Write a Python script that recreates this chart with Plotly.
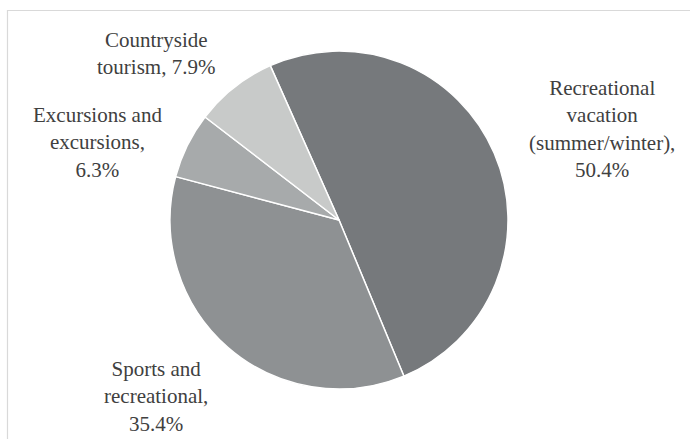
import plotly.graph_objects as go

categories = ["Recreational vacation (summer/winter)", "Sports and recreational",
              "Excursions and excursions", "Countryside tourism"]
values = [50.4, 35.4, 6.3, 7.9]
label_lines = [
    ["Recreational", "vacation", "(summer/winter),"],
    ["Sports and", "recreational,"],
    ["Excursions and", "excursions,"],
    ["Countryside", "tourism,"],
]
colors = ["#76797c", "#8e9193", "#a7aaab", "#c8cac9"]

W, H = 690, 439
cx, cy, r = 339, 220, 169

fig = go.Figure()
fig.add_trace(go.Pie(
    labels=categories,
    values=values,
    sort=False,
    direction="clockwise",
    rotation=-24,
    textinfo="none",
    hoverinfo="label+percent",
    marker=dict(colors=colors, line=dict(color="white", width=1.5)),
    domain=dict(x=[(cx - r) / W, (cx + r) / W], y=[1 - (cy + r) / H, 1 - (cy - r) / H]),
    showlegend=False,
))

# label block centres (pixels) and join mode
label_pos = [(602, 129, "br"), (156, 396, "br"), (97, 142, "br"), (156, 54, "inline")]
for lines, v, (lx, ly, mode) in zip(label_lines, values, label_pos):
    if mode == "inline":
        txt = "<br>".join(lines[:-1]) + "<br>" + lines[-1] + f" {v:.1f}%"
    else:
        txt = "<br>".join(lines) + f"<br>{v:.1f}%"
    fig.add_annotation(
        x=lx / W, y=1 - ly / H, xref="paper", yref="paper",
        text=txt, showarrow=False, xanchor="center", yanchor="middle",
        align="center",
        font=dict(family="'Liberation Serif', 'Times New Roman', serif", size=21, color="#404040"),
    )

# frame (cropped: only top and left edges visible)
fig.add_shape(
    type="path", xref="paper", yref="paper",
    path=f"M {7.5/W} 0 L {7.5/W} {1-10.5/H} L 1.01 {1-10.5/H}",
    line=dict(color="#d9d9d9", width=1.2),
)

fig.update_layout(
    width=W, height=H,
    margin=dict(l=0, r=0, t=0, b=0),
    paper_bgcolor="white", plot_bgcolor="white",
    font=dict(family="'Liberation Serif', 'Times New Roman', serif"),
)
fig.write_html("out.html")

__WRITTEN EXERCISE__
Skip the pictures, please, and transcribe only the lines from the beginning of the material through the one that contains "cx, cy, r = 339, 220, 169".

__THE OUTPUT__
Write a Python script that recreates this chart with Plotly.
import plotly.graph_objects as go

categories = ["Recreational vacation (summer/winter)", "Sports and recreational",
              "Excursions and excursions", "Countryside tourism"]
values = [50.4, 35.4, 6.3, 7.9]
label_lines = [
    ["Recreational", "vacation", "(summer/winter),"],
    ["Sports and", "recreational,"],
    ["Excursions and", "excursions,"],
    ["Countryside", "tourism,"],
]
colors = ["#76797c", "#8e9193", "#a7aaab", "#c8cac9"]

W, H = 690, 439
cx, cy, r = 339, 220, 169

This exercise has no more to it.